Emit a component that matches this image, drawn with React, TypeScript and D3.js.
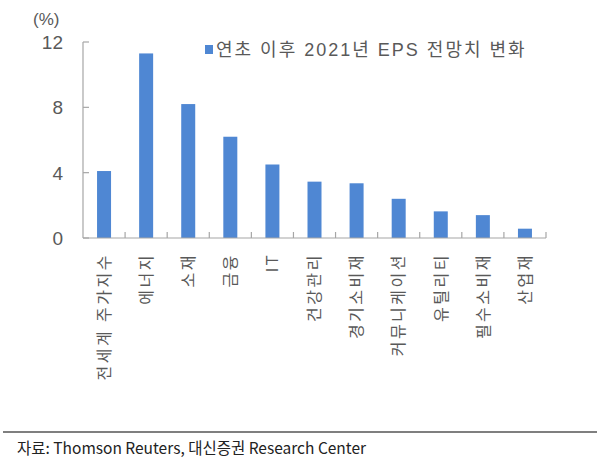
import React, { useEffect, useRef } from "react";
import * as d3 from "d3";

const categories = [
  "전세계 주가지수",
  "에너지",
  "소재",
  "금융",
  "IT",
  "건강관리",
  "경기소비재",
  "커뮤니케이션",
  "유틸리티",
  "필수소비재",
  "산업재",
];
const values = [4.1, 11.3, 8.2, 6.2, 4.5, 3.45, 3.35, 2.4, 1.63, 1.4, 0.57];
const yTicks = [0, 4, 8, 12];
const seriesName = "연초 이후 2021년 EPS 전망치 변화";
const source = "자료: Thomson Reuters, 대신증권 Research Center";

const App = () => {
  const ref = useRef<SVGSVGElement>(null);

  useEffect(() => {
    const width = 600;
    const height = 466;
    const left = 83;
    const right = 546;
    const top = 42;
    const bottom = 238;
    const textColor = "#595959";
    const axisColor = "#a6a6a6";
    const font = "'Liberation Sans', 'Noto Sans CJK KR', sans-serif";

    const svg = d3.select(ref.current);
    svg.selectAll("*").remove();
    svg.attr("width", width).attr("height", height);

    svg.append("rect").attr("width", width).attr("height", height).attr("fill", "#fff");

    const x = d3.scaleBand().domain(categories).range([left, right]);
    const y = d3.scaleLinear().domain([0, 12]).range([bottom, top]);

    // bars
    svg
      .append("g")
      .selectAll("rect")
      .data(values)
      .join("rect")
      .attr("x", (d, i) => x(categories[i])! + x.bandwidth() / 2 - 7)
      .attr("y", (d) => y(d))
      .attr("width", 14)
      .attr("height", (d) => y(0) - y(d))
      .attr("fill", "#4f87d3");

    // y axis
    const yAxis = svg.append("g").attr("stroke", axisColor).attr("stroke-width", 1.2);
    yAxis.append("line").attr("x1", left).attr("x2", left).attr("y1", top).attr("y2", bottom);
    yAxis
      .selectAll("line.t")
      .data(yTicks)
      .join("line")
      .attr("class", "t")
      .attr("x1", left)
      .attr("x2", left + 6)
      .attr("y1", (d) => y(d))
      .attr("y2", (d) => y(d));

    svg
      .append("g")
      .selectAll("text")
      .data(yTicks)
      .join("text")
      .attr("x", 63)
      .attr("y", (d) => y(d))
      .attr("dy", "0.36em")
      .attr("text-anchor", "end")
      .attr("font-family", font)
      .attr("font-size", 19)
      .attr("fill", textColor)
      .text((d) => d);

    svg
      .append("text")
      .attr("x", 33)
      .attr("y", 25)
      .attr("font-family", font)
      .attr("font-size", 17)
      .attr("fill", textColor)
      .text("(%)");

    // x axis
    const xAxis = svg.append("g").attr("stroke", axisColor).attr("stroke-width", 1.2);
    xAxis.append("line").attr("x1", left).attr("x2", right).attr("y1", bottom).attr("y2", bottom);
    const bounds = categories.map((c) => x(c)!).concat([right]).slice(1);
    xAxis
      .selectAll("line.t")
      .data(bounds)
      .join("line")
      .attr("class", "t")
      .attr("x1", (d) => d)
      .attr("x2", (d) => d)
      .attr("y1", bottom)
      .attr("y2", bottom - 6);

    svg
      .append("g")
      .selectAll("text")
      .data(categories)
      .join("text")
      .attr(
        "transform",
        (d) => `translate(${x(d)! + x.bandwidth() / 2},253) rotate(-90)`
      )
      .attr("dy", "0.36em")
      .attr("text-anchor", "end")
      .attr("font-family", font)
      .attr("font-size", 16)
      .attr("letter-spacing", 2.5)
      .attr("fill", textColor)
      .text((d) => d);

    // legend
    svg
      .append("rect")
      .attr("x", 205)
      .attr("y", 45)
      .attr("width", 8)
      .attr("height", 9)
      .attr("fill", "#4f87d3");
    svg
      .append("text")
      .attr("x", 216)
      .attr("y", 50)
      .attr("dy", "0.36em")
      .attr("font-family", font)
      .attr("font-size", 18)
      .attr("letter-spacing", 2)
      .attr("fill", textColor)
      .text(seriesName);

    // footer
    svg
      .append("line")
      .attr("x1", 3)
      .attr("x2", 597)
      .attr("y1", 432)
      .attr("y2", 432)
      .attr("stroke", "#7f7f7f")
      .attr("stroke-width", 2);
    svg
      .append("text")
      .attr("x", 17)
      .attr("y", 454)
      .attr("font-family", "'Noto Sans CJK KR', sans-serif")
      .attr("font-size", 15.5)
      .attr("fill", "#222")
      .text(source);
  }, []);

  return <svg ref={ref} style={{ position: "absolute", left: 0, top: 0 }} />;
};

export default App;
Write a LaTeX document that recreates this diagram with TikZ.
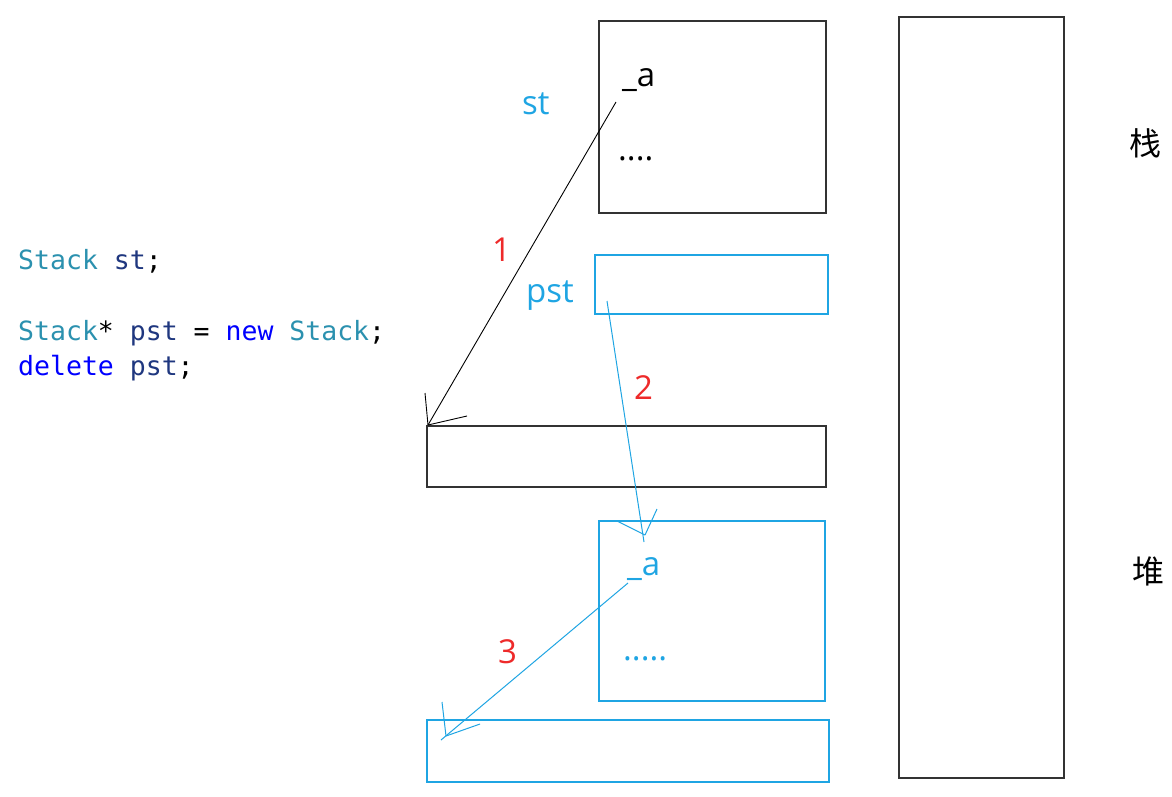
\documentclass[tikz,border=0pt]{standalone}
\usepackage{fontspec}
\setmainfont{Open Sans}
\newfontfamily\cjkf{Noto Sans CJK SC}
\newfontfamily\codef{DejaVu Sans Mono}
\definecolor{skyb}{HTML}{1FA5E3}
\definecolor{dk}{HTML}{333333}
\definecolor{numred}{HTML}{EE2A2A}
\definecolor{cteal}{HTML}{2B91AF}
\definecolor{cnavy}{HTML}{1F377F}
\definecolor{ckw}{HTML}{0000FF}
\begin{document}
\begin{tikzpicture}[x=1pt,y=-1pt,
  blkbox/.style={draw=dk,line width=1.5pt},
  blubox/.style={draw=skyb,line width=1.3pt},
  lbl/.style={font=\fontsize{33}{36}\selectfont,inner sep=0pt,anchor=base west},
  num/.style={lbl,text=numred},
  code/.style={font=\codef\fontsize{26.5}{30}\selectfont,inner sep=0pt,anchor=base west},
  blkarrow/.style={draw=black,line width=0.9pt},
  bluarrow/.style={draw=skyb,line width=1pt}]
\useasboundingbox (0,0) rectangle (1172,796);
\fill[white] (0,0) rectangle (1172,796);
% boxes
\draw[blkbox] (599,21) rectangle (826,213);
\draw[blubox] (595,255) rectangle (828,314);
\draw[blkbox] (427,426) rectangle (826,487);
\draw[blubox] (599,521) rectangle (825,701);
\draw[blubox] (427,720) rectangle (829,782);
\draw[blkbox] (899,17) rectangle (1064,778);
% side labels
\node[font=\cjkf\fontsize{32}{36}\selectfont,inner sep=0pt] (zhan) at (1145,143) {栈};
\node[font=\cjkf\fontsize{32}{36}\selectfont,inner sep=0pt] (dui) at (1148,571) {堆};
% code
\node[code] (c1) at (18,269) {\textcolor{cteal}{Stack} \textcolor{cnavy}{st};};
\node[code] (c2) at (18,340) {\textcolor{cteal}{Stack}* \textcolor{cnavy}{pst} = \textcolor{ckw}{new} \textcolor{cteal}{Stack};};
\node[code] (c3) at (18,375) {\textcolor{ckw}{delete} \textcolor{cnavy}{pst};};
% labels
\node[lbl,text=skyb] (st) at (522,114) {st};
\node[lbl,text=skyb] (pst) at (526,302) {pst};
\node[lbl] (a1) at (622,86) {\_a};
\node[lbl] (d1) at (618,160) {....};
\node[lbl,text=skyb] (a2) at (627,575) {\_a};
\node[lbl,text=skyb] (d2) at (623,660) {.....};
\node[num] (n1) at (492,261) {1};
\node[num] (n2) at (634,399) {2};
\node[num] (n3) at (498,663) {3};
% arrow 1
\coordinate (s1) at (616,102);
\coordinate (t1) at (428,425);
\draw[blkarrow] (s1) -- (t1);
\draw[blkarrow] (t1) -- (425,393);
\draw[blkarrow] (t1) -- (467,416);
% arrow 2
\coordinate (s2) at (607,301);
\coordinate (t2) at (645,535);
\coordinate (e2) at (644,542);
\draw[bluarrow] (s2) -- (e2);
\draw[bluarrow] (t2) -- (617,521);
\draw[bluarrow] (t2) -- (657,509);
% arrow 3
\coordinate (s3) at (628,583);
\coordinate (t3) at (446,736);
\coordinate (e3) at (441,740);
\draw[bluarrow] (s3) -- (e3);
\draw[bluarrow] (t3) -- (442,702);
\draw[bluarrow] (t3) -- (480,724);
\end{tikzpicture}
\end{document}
■ ■ ■ ■ ■ ■ ■
--- The problem ---
Only the lines from the top of the records through the line with "import * as" belong in the copy; write them out exactly, leaving out pictures.

--- Result ---
Emit a component that matches this image, drawn with React, TypeScript and D3.js.
import React, { useEffect, useRef } from "react";
import * as d3 from "d3";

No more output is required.